Differentiability of absolute value

[samithie]

f: R2 to R1 given by f(x,y) = x(|y|^(1/2))
show differentiable at (0,0)

so I'm using the definition lim |h| ->0 (f((0,0) + 9(h1,h2)) - f(0,0) - Df(0,0) (h1,h2)) / |h|

so first for the jacobian for f, when I'm doing the partial with respect to y, do I have to break this into the case y>0 and y<0 and show its differentiable in both cases (and maybe also have to do the same for when h2 >0 or <0) or can I use do it in one step by rewriting and by differentiating (y^2)^1/4 and. I did that and the Df(0,0) just goes away and then limit doesn't go to 0 it seems. Any help is appreciated thanks!

 

[lippyka]

Yes, you are right that you need to look at the cases separately.

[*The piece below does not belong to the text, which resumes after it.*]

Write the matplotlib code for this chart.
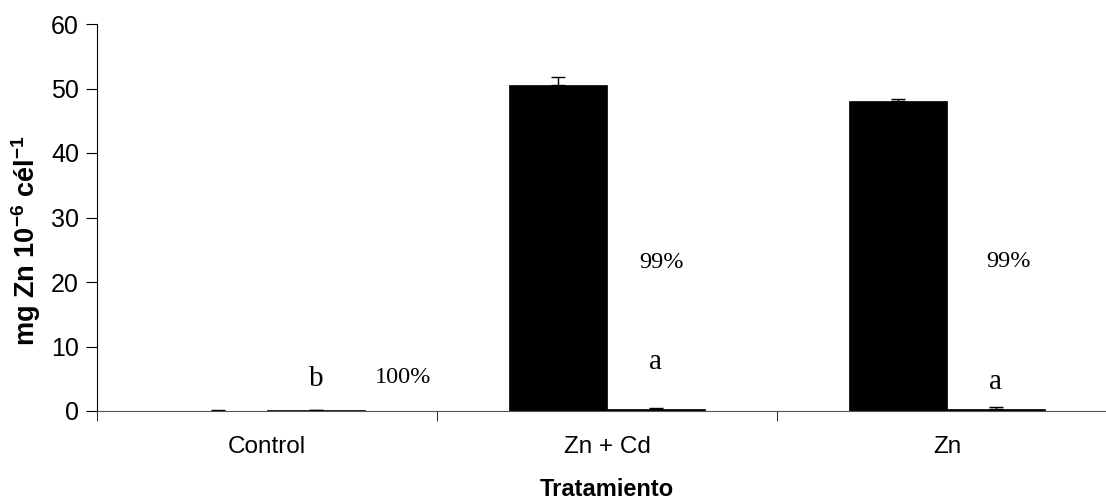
import numpy as np
import matplotlib.pyplot as plt

plt.rcParams["mathtext.fontset"] = "custom"
plt.rcParams["mathtext.rm"] = "Liberation Sans:bold"
plt.rcParams["mathtext.bf"] = "Liberation Sans:bold"

# === DATOS ===
categorias = ["Control", "Zn + Cd", "Zn"]
serie_1 = [0.05, 50.6, 48.0]      # barras negras
error_1 = [0.05, 1.2, 0.3]
serie_2 = [0.1, 0.3, 0.3]         # segunda serie (casi cero)
error_2 = [0.05, 0.1, 0.3]
letras = ["b", "a", "a"]
letras_y = [5.0, 7.6, 4.5]
porcentajes = ["100%", "99%", "99%"]
porcentajes_y = [5.2, 23.0, 23.2]
porcentajes_dx = [0.40, 0.16, 0.18]

# === FIGURA ===
fig = plt.figure(figsize=(11.06, 5.0), dpi=100)
ax = fig.add_axes([97 / 1106, 89 / 500, 1020 / 1106, 387 / 500])

x = np.arange(len(categorias))
w = 0.288

ax.bar(x - w / 2, serie_1, width=w, color="black", edgecolor="black", linewidth=0.5)
ax.bar(x + w / 2, serie_2, width=w, color="black", edgecolor="black", linewidth=0.5)
ax.errorbar(x - w / 2, serie_1, yerr=[np.zeros(3), error_1], fmt="none",
            ecolor="black", elinewidth=1, capsize=5, capthick=1)
ax.errorbar(x + w / 2, serie_2, yerr=[np.zeros(3), error_2], fmt="none",
            ecolor="black", elinewidth=1, capsize=5, capthick=1)

for i in range(len(categorias)):
    ax.text(x[i] + w / 2, letras_y[i], letras[i], family="Liberation Serif",
            fontsize=21, ha="center", va="center")
    ax.text(x[i] + porcentajes_dx[i], porcentajes_y[i], porcentajes[i],
            family="Liberation Serif", fontsize=17.5, ha="center", va="center")

ax.set_xlim(-0.5, 2.5)
ax.set_ylim(0, 60)
ax.set_yticks(np.arange(0, 61, 10))
ax.set_xticks(x)
ax.set_xticklabels(categorias, family="Liberation Sans", fontsize=17.5)
ax.set_xticks([-0.5, 0.5, 1.5, 2.5], minor=True)
ax.tick_params(axis="x", which="major", length=0, pad=18)
ax.tick_params(axis="x", which="minor", length=7, direction="out")
ax.tick_params(axis="y", length=8, direction="out", labelsize=18, pad=5)
for lab in ax.get_yticklabels():
    lab.set_family("Liberation Sans")

ax.spines["top"].set_visible(False)
ax.spines["right"].set_visible(False)
ax.spines["bottom"].set_color("#555555")

ax.set_ylabel(r"mg Zn 10$^{-6}$ cél$^{-1}$", family="Liberation Sans",
              fontsize=19.5, fontweight="bold")
ax.yaxis.set_label_coords(-0.053, 0.44)
ax.set_xlabel("Tratamiento", family="Liberation Sans", fontsize=17,
              fontweight="bold")
ax.xaxis.set_label_coords(0.5, -0.172)

fig.savefig("out.png", dpi=100)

For y>0 and h2>0, we have f(x,y) = x√y, so the partial derivative with respect to y is 1/2 x/√y. At (0, 0), this derivative is 0/0, which is indeterminate. To show that the limit exists, we can use the following limit definition:lim |h| ->0 (f((0,0) + (h1,h2)) - f(0,0)) / |h|= lim |h| ->0 (h1* √h2) / |h|= lim |h| ->0 h1 * (√h2 / |h|)= 0 * lim |h| ->0 (√h2 / |h|) = 0 Therefore, at (0, 0), f is differentiable with a Jacobian of [0 0].